— Start PROVIDED DATA —

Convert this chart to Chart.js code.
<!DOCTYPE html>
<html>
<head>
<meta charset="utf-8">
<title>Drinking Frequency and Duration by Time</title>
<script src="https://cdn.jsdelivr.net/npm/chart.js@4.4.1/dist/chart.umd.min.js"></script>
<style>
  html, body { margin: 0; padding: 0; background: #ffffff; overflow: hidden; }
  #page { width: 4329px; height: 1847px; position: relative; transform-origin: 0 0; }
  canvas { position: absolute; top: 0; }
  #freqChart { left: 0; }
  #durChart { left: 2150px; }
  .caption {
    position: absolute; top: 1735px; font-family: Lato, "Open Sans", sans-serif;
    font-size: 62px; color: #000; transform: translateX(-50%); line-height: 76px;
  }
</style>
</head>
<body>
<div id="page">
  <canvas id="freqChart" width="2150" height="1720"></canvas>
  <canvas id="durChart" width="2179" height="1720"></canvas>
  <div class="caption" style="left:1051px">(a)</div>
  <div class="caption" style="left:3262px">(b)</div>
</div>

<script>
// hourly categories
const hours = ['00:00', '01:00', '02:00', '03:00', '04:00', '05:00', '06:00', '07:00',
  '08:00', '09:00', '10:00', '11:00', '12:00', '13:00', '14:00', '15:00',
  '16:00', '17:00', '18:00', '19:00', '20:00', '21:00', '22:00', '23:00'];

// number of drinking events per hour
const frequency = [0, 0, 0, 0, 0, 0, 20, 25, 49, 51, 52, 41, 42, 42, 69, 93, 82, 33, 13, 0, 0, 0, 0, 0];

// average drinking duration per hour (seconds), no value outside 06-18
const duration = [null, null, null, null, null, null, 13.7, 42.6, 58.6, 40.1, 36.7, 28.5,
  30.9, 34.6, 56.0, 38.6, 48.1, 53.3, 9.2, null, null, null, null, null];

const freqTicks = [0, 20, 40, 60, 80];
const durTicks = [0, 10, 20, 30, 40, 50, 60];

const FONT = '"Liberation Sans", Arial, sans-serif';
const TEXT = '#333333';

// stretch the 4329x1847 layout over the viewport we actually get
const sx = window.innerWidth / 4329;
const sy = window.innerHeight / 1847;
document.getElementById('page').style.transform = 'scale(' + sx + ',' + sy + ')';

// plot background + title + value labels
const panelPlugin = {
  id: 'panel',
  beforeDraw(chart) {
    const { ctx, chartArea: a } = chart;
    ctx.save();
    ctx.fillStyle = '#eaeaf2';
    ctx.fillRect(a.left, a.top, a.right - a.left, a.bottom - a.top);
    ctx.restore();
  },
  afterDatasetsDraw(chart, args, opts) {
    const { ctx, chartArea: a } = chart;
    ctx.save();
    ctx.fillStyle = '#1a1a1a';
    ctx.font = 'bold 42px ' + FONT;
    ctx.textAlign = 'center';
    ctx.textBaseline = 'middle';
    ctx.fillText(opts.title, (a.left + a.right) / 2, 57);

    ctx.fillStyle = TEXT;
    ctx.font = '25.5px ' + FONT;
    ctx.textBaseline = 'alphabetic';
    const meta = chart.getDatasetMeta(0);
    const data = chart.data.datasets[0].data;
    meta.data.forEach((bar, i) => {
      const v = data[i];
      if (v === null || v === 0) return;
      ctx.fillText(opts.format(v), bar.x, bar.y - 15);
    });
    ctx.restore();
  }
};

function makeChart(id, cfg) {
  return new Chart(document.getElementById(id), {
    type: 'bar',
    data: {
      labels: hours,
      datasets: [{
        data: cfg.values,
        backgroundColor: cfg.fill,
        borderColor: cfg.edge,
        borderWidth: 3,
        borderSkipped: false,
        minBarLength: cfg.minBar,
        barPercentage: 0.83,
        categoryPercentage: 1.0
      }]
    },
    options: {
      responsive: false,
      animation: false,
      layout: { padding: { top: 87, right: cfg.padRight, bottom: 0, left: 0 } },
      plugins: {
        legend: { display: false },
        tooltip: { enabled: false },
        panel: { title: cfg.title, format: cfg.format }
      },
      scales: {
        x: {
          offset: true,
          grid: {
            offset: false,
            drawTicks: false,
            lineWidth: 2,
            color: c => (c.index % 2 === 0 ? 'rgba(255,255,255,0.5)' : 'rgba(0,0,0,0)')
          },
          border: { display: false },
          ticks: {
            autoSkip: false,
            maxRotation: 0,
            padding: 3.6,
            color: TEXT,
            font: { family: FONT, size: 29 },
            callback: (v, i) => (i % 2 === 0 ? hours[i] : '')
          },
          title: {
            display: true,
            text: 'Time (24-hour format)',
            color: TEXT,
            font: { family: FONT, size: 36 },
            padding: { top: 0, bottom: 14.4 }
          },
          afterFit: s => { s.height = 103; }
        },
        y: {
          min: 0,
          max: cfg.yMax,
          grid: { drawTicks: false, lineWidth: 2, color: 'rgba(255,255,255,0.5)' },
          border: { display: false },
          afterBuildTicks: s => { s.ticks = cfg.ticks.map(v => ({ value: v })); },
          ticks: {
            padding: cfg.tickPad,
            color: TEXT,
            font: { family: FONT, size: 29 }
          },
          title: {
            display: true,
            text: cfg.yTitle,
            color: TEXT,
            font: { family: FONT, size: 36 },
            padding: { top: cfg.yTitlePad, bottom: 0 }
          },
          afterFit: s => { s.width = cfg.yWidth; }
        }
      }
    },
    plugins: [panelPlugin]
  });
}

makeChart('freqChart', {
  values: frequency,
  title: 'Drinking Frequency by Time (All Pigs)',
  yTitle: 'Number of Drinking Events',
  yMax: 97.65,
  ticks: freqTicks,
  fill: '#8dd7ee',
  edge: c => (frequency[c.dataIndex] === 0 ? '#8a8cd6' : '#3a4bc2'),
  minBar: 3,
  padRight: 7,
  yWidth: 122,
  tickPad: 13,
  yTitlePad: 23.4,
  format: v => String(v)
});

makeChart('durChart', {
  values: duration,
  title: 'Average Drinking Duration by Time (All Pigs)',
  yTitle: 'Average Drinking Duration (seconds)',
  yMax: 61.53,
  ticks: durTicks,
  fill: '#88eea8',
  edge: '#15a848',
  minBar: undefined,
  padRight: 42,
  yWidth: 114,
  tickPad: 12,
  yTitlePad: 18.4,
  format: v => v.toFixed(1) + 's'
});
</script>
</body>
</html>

— End PROVIDED DATA —

--- WRITTEN PROBLEM ---
Return the listing above word for word.

--- FINISHED TASK ---
Convert this chart to Chart.js code.
<!DOCTYPE html>
<html>
<head>
<meta charset="utf-8">
<title>Drinking Frequency and Duration by Time</title>
<script src="https://cdn.jsdelivr.net/npm/chart.js@4.4.1/dist/chart.umd.min.js"></script>
<style>
  html, body { margin: 0; padding: 0; background: #ffffff; overflow: hidden; }
  #page { width: 4329px; height: 1847px; position: relative; transform-origin: 0 0; }
  canvas { position: absolute; top: 0; }
  #freqChart { left: 0; }
  #durChart { left: 2150px; }
  .caption {
    position: absolute; top: 1735px; font-family: Lato, "Open Sans", sans-serif;
    font-size: 62px; color: #000; transform: translateX(-50%); line-height: 76px;
  }
</style>
</head>
<body>
<div id="page">
  <canvas id="freqChart" width="2150" height="1720"></canvas>
  <canvas id="durChart" width="2179" height="1720"></canvas>
  <div class="caption" style="left:1051px">(a)</div>
  <div class="caption" style="left:3262px">(b)</div>
</div>

<script>
// hourly categories
const hours = ['00:00', '01:00', '02:00', '03:00', '04:00', '05:00', '06:00', '07:00',
  '08:00', '09:00', '10:00', '11:00', '12:00', '13:00', '14:00', '15:00',
  '16:00', '17:00', '18:00', '19:00', '20:00', '21:00', '22:00', '23:00'];

// number of drinking events per hour
const frequency = [0, 0, 0, 0, 0, 0, 20, 25, 49, 51, 52, 41, 42, 42, 69, 93, 82, 33, 13, 0, 0, 0, 0, 0];

// average drinking duration per hour (seconds), no value outside 06-18
const duration = [null, null, null, null, null, null, 13.7, 42.6, 58.6, 40.1, 36.7, 28.5,
  30.9, 34.6, 56.0, 38.6, 48.1, 53.3, 9.2, null, null, null, null, null];

const freqTicks = [0, 20, 40, 60, 80];
const durTicks = [0, 10, 20, 30, 40, 50, 60];

const FONT = '"Liberation Sans", Arial, sans-serif';
const TEXT = '#333333';

// stretch the 4329x1847 layout over the viewport we actually get
const sx = window.innerWidth / 4329;
const sy = window.innerHeight / 1847;
document.getElementById('page').style.transform = 'scale(' + sx + ',' + sy + ')';

// plot background + title + value labels
const panelPlugin = {
  id: 'panel',
  beforeDraw(chart) {
    const { ctx, chartArea: a } = chart;
    ctx.save();
    ctx.fillStyle = '#eaeaf2';
    ctx.fillRect(a.left, a.top, a.right - a.left, a.bottom - a.top);
    ctx.restore();
  },
  afterDatasetsDraw(chart, args, opts) {
    const { ctx, chartArea: a } = chart;
    ctx.save();
    ctx.fillStyle = '#1a1a1a';
    ctx.font = 'bold 42px ' + FONT;
    ctx.textAlign = 'center';
    ctx.textBaseline = 'middle';
    ctx.fillText(opts.title, (a.left + a.right) / 2, 57);

    ctx.fillStyle = TEXT;
    ctx.font = '25.5px ' + FONT;
    ctx.textBaseline = 'alphabetic';
    const meta = chart.getDatasetMeta(0);
    const data = chart.data.datasets[0].data;
    meta.data.forEach((bar, i) => {
      const v = data[i];
      if (v === null || v === 0) return;
      ctx.fillText(opts.format(v), bar.x, bar.y - 15);
    });
    ctx.restore();
  }
};

function makeChart(id, cfg) {
  return new Chart(document.getElementById(id), {
    type: 'bar',
    data: {
      labels: hours,
      datasets: [{
        data: cfg.values,
        backgroundColor: cfg.fill,
        borderColor: cfg.edge,
        borderWidth: 3,
        borderSkipped: false,
        minBarLength: cfg.minBar,
        barPercentage: 0.83,
        categoryPercentage: 1.0
      }]
    },
    options: {
      responsive: false,
      animation: false,
      layout: { padding: { top: 87, right: cfg.padRight, bottom: 0, left: 0 } },
      plugins: {
        legend: { display: false },
        tooltip: { enabled: false },
        panel: { title: cfg.title, format: cfg.format }
      },
      scales: {
        x: {
          offset: true,
          grid: {
            offset: false,
            drawTicks: false,
            lineWidth: 2,
            color: c => (c.index % 2 === 0 ? 'rgba(255,255,255,0.5)' : 'rgba(0,0,0,0)')
          },
          border: { display: false },
          ticks: {
            autoSkip: false,
            maxRotation: 0,
            padding: 3.6,
            color: TEXT,
            font: { family: FONT, size: 29 },
            callback: (v, i) => (i % 2 === 0 ? hours[i] : '')
          },
          title: {
            display: true,
            text: 'Time (24-hour format)',
            color: TEXT,
            font: { family: FONT, size: 36 },
            padding: { top: 0, bottom: 14.4 }
          },
          afterFit: s => { s.height = 103; }
        },
        y: {
          min: 0,
          max: cfg.yMax,
          grid: { drawTicks: false, lineWidth: 2, color: 'rgba(255,255,255,0.5)' },
          border: { display: false },
          afterBuildTicks: s => { s.ticks = cfg.ticks.map(v => ({ value: v })); },
          ticks: {
            padding: cfg.tickPad,
            color: TEXT,
            font: { family: FONT, size: 29 }
          },
          title: {
            display: true,
            text: cfg.yTitle,
            color: TEXT,
            font: { family: FONT, size: 36 },
            padding: { top: cfg.yTitlePad, bottom: 0 }
          },
          afterFit: s => { s.width = cfg.yWidth; }
        }
      }
    },
    plugins: [panelPlugin]
  });
}

makeChart('freqChart', {
  values: frequency,
  title: 'Drinking Frequency by Time (All Pigs)',
  yTitle: 'Number of Drinking Events',
  yMax: 97.65,
  ticks: freqTicks,
  fill: '#8dd7ee',
  edge: c => (frequency[c.dataIndex] === 0 ? '#8a8cd6' : '#3a4bc2'),
  minBar: 3,
  padRight: 7,
  yWidth: 122,
  tickPad: 13,
  yTitlePad: 23.4,
  format: v => String(v)
});

makeChart('durChart', {
  values: duration,
  title: 'Average Drinking Duration by Time (All Pigs)',
  yTitle: 'Average Drinking Duration (seconds)',
  yMax: 61.53,
  ticks: durTicks,
  fill: '#88eea8',
  edge: '#15a848',
  minBar: undefined,
  padRight: 42,
  yWidth: 114,
  tickPad: 12,
  yTitlePad: 18.4,
  format: v => v.toFixed(1) + 's'
});
</script>
</body>
</html>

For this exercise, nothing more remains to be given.